Scientists have been at a loss to explain the deep emotional attachment that human beings have with music, despite extensive study of the relationship throughout history. They, like most everyone else however, have also been aware of the fact that people listening to music or watching something or someone that is clearly experiencing an emotion, can experience similar emotional reactions. Slow sad music for example, might elicit similar emotions to that of witnessing a cartoon character pining over a cherished possession.
To find out more about the relationship between the ways the brain processes emotions that come about from two very different sources, the team devised an experiment involving two computer animations. In the first, 50 volunteers were asked to use on-screen sliders to manipulate animated balls into showing different types of emotions. In the second, 50 different volunteers were asked to use the same types of sliders to manipulate musical notes to represent the same types of emotions as with the first group. After analyzing slider placement in both groups, the team found them to be nearly identical when being manipulated to bring about the same emotions. This, the researchers suggest, shows that the brain processes music and some types of motion using the same basic circuitry.
To further bolster their findings, the team took their experiment to the remote highlands of Cambodia where a tribe of people known as Kreung live. Because none of them had ever been exposed to western music, they could serve as a control group. In running the experiment, the researchers found very nearly identical results to those they'd found with the all American volunteers. The researchers say this shows that the connection between music and motion is hardwired in humans.
In discussing their results, the researchers suggest their work offers a possible explanation for the deep psychological and physiological connection people have with both music and motion. It's because, they say, the two use the same parts of the brain in very similar ways to process both.
Music moves us. Its kinetic power is the foundation of human behaviors as diverse as dance, romance, lullabies, and the military march.
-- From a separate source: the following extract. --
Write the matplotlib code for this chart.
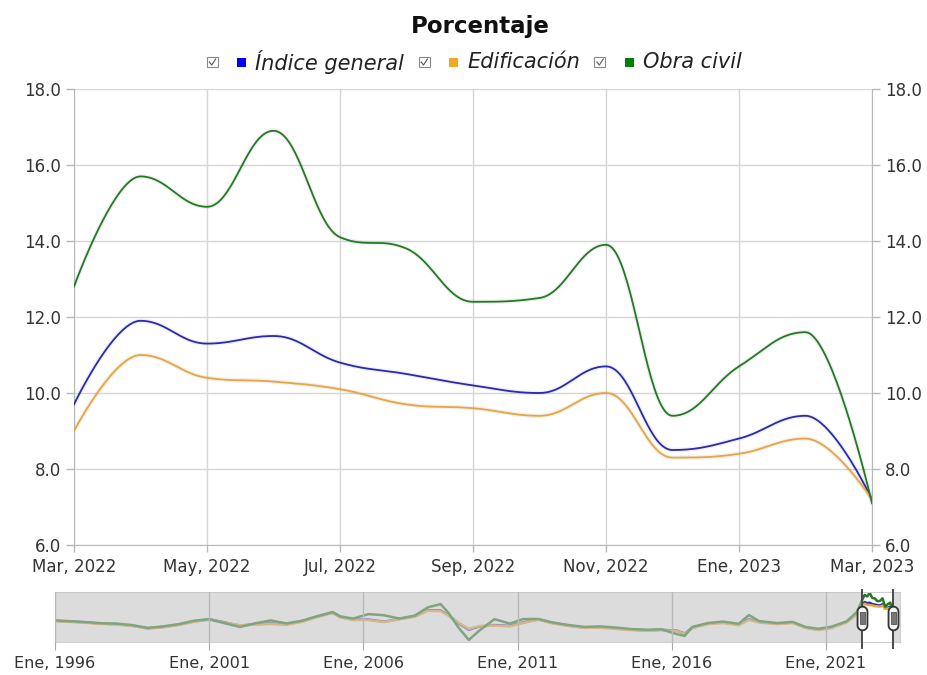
import matplotlib
matplotlib.use("Agg")
import matplotlib.pyplot as plt
import numpy as np
from matplotlib.offsetbox import HPacker, TextArea, DrawingArea, AnchoredOffsetbox
from matplotlib.patches import Rectangle
from matplotlib.lines import Line2D
from matplotlib.path import Path

MESES = ["Ene", "Feb", "Mar", "Abr", "May", "Jun", "Jul", "Ago", "Sep", "Oct", "Nov", "Dic"]

# main window: monthly values, Mar 2022 - Mar 2023
meses = ["2022-03", "2022-04", "2022-05", "2022-06", "2022-07", "2022-08", "2022-09",
         "2022-10", "2022-11", "2022-12", "2023-01", "2023-02", "2023-03"]
indice_general = [9.7, 11.9, 11.3, 11.5, 10.8, 10.5, 10.2, 10.0, 10.7, 8.5, 8.8, 9.4, 7.2]
edificacion = [9.0, 11.0, 10.4, 10.3, 10.1, 9.7, 9.6, 9.4, 10.0, 8.3, 8.4, 8.8, 7.2]
obra_civil = [12.8, 15.7, 14.9, 16.9, 14.1, 13.8, 12.4, 12.5, 13.9, 9.4, 10.7, 11.6, 7.1]

# navigator history (read roughly off the small overview strip)
nav_fechas = ["1996-01", "1996-07", "1997-01", "1997-07", "1998-01", "1998-07", "1999-01", "1999-07",
              "2000-01", "2000-07", "2001-01", "2001-07", "2002-01", "2002-07", "2003-01", "2003-07",
              "2004-01", "2004-07", "2005-01", "2005-04", "2005-09", "2006-03", "2006-09", "2007-03",
              "2007-09", "2008-02", "2008-07", "2008-10", "2009-02", "2009-06", "2009-10", "2010-04",
              "2010-10", "2011-03", "2011-09", "2012-03", "2012-09", "2013-03", "2013-09", "2014-03",
              "2014-09", "2015-03", "2015-09", "2016-03", "2016-06", "2016-09", "2017-03", "2017-09",
              "2018-03", "2018-07", "2018-11", "2019-06", "2019-12", "2020-05", "2020-10", "2021-03",
              "2021-09", "2022-01"]
nav_general = [1.8, 1.4, 0.9, 0.3, 0.0, -0.8, -2.2, -1.5,
               -0.3, 1.5, 2.6, 1.0, -0.8, 0.0, 0.4, 0.0,
               1.5, 4.0, 6.2, 3.8, 2.5, 2.5, 1.3, 2.8,
               4.3, 7.5, 7.4, 5.0, 0.5, -3.0, -1.3, -0.5,
               -0.9, 0.9, 2.6, 0.5, -0.8, -1.8, -1.6, -2.2,
               -2.9, -3.4, -3.0, -3.5, -5.0, -1.8, 0.3, 0.9,
               -0.3, 2.7, 1.2, 0.3, 0.9, -1.8, -2.9, -1.8,
               1.2, 5.6]
nav_edificacion = [1.6, 1.2, 0.7, 0.2, -0.2, -1.0, -2.4, -1.7,
                   -0.5, 1.2, 2.4, 0.8, -0.6, -0.3, 0.1, -0.4,
                   1.2, 3.8, 6.0, 3.6, 2.3, 2.2, 1.1, 2.6,
                   4.0, 7.2, 7.0, 4.6, 0.8, -2.5, -1.0, -0.8,
                   -1.2, 0.6, 2.4, 0.3, -1.0, -2.0, -1.9, -2.5,
                   -3.2, -3.6, -3.3, -3.8, -5.2, -2.2, 0.0, 0.6,
                   -0.6, 2.3, 0.9, 0.0, 0.6, -2.0, -3.2, -2.2,
                   0.9, 5.2]
nav_obra_civil = [2.0, 1.6, 1.1, 0.5, 0.3, -0.5, -2.0, -1.2,
                  0.0, 1.8, 2.7, 0.5, -1.5, 0.5, 2.0, 0.4,
                  1.8, 4.3, 6.5, 4.2, 3.0, 5.4, 4.8, 3.0,
                  4.6, 9.0, 10.8, 6.3, -1.8, -8.5, -3.6, 2.7,
                  0.3, 2.7, 2.8, 0.8, -0.5, -1.5, -1.2, -1.8,
                  -2.6, -3.0, -2.8, -5.4, -6.3, -1.5, 0.6, 1.4,
                  0.2, 4.9, 1.6, 0.6, 1.2, -1.5, -2.5, -1.4,
                  1.5, 6.5]


def to_year(s):
    y, m = s.split("-")
    return int(y) + (int(m) - 1) / 12


def spline(x, y, n=40):
    # Highcharts-style spline (smoothing 1.5, clamped at extremes)
    x = np.asarray(x, float)
    y = np.asarray(y, float)
    k, d = 1.5, 2.5
    lx, ly, rx, ry = x.copy(), y.copy(), x.copy(), y.copy()
    for i in range(1, len(x) - 1):
        lcx = (k * x[i] + x[i - 1]) / d
        lcy = (k * y[i] + y[i - 1]) / d
        rcx = (k * x[i] + x[i + 1]) / d
        rcy = (k * y[i] + y[i + 1]) / d
        corr = (rcy - lcy) * (rcx - x[i]) / (rcx - lcx) + y[i] - rcy
        lcy += corr
        rcy += corr
        if lcy > y[i - 1] and lcy > y[i]:
            lcy = max(y[i - 1], y[i]); rcy = 2 * y[i] - lcy
        elif lcy < y[i - 1] and lcy < y[i]:
            lcy = min(y[i - 1], y[i]); rcy = 2 * y[i] - lcy
        if rcy > y[i + 1] and rcy > y[i]:
            rcy = max(y[i + 1], y[i]); lcy = 2 * y[i] - rcy
        elif rcy < y[i + 1] and rcy < y[i]:
            rcy = min(y[i + 1], y[i]); lcy = 2 * y[i] - rcy
        lx[i], ly[i], rx[i], ry[i] = lcx, lcy, rcx, rcy
    t = np.linspace(0, 1, n)
    xs, ys = [x[0]], [y[0]]
    for i in range(1, len(x)):
        b0, b1, b2, b3 = (1 - t) ** 3, 3 * (1 - t) ** 2 * t, 3 * (1 - t) * t ** 2, t ** 3
        xs.extend((b0 * x[i - 1] + b1 * rx[i - 1] + b2 * lx[i] + b3 * x[i])[1:])
        ys.extend((b0 * y[i - 1] + b1 * ry[i - 1] + b2 * ly[i] + b3 * y[i])[1:])
    return np.array(xs), np.array(ys)


series = [
    ("Índice general", indice_general, nav_general, "#2a2ab0", "#0000ff"),
    ("Edificación", edificacion, nav_edificacion, "#eaa53c", "#f5a623"),
    ("Obra civil", obra_civil, nav_obra_civil, "#237a23", "#008000"),
]

fig = plt.figure(figsize=(9.28, 6.75), dpi=100)
W, H = 928, 675
PT = 72 / 100  # pixels -> points for offsetbox sizes

# ---- main chart
ax = fig.add_axes([74 / W, 1 - 545 / H, (872 - 74) / W, (545 - 89) / H])
x = np.arange(len(meses))
for name, vals, _, col, _ in series:
    xs, ys = spline(x, vals)
    ax.plot(xs, ys, color="#000000", lw=3.2, alpha=0.06, zorder=2, solid_capstyle="round")
    ax.plot(xs, ys, color=col, lw=1.3, zorder=3)

ax.set_xlim(0, len(meses) - 1)
ax.set_ylim(6, 18)
yt = np.arange(6, 18.1, 2)
ax.set_yticks(yt, [f"{v:.1f}" for v in yt])
xt = x[::2]
ax.set_xticks(xt, [f"{MESES[int(meses[i][5:]) - 1]}, {meses[i][:4]}" for i in xt])
ax.grid(color="#d6d6d6", lw=1)
ax.tick_params(labelsize=12, labelcolor="#333333", color="#b8b8b8", length=6, width=1)
ax.tick_params(axis="x", length=5, pad=4)
for s in ["left", "right", "bottom"]:
    ax.spines[s].set_color("#b8b8b8")
ax.spines["top"].set_visible(False)

ax2 = ax.twinx()
ax2.set_ylim(6, 18)
ax2.set_yticks(yt, [f"{v:.1f}" for v in yt])
ax2.tick_params(labelsize=12, labelcolor="#333333", color="#b8b8b8", length=6, width=1)
for s in ax2.spines.values():
    s.set_visible(False)

# ---- title and legend
fig.text(480 / W, 1 - 33 / H, "Porcentaje", ha="center", va="baseline", fontsize=16.5,
         fontweight="bold", color="#111111")


def checkbox():
    b = 12 * PT
    da = DrawingArea(b, b, 0, 0)
    da.add_artist(Rectangle((0.4, 0.4), b - 0.8, b - 0.8, facecolor="white",
                            edgecolor="#8a8a8a", lw=0.8))
    da.add_artist(Line2D([0.25 * b, 0.45 * b, 0.78 * b], [0.5 * b, 0.25 * b, 0.75 * b],
                         color="#555555", lw=0.8))
    return da


items = []
for name, _, _, _, lcol in series:
    s = 9 * PT
    sq = DrawingArea(s, s, 0, 0)
    sq.add_artist(Rectangle((0, 0), s, s, facecolor=lcol, edgecolor="none"))
    lab = TextArea(name, textprops=dict(fontsize=15, style="italic", color="#222222"))
    inner = HPacker(children=[sq, lab], align="center", pad=0, sep=9 * PT)
    items.append(HPacker(children=[checkbox(), inner], align="center", pad=0, sep=19 * PT))
leg = HPacker(children=items, align="center", pad=0, sep=14 * PT)
fig.add_artist(AnchoredOffsetbox(loc="center", child=leg, frameon=False,
                                 bbox_to_anchor=(474 / W, 1 - 62 / H),
                                 bbox_transform=fig.transFigure, pad=0, borderpad=0))

# ---- navigator
nav = fig.add_axes([55 / W, 1 - 642 / H, (900 - 55) / W, 50 / H])
nx = np.array([to_year(f) for f in nav_fechas + meses])
for name, vals, hist, col, _ in series:
    nav.plot(nx, hist + vals, color=col, lw=1.8, zorder=2)

x0, x1 = 1996.0, 1996.0 + (900 - 55) / 30.84
w0, w1 = to_year(meses[0]), to_year(meses[-1])
nav.set_xlim(x0, x1)
nav.set_ylim(-9.6, 17.3)
nav.axvspan(x0, w0, color="#c4c4c4", alpha=0.58, lw=0, zorder=3)
nav.axvspan(w1, x1, color="#c4c4c4", alpha=0.58, lw=0, zorder=3)
nt = [1996, 2001, 2006, 2011, 2016, 2021]
nav.set_xticks(nt, [f"Ene, {v}" for v in nt])
nav.set_yticks([])
nav.grid(axis="x", color="#a8a8a8", lw=1, zorder=4)
nav.set_axisbelow(False)
nav.tick_params(axis="x", labelsize=11.5, labelcolor="#333333", color="#a8a8a8", length=6, pad=4)
for s in nav.spines.values():
    s.set_color("#cfcfcf")

# window handles
for wx in (w0, w1):
    nav.axvline(wx, ymin=-0.12, ymax=1.04, color="#4a4a4a", lw=1.4, clip_on=False, zorder=5)
th = np.linspace(0, np.pi, 20)
pill = np.concatenate([np.c_[0.42 * np.cos(th), 0.58 + 0.42 * np.sin(th)],
                       np.c_[0.42 * np.cos(th + np.pi), -0.58 + 0.42 * np.sin(th + np.pi)]])
pill_marker = Path(np.vstack([pill, pill[:1]]), closed=True)
bar_marker = Path([(-0.2, -0.5), (0.2, -0.5), (0.2, 0.5), (-0.2, 0.5), (-0.2, -0.5)], closed=True)
nav.plot([w0, w1], [3.5, 3.5], ls="none", marker=pill_marker, markersize=17,
         markerfacecolor="#f4f4f4", markeredgecolor="#333333", markeredgewidth=1.3,
         clip_on=False, zorder=6)
nav.plot([w0, w1], [3.5, 3.5], ls="none", marker=bar_marker, markersize=9,
         markerfacecolor="#777777", markeredgecolor="#555555", markeredgewidth=0.6,
         clip_on=False, zorder=7)

fig.savefig("out.png", dpi=100)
Despite its significance, the music-movement relationship is poorly understood. We present an empirical method for testing whether music and movement share a common structure that affords equivalent and universal emotional expressions. Our method uses a computer program that can generate matching examples of music and movement from a single set of features: rate, jitter (regularity of rate), direction, step size, and dissonance/visual spikiness. We applied our method in two experiments, one in the United States and another in an isolated tribal village in Cambodia. These experiments revealed three things: (i) each emotion was represented by a unique combination of features, (ii) each combination expressed the same emotion in both music and movement, and (iii) this common structure between music and movement was evident within and across cultures.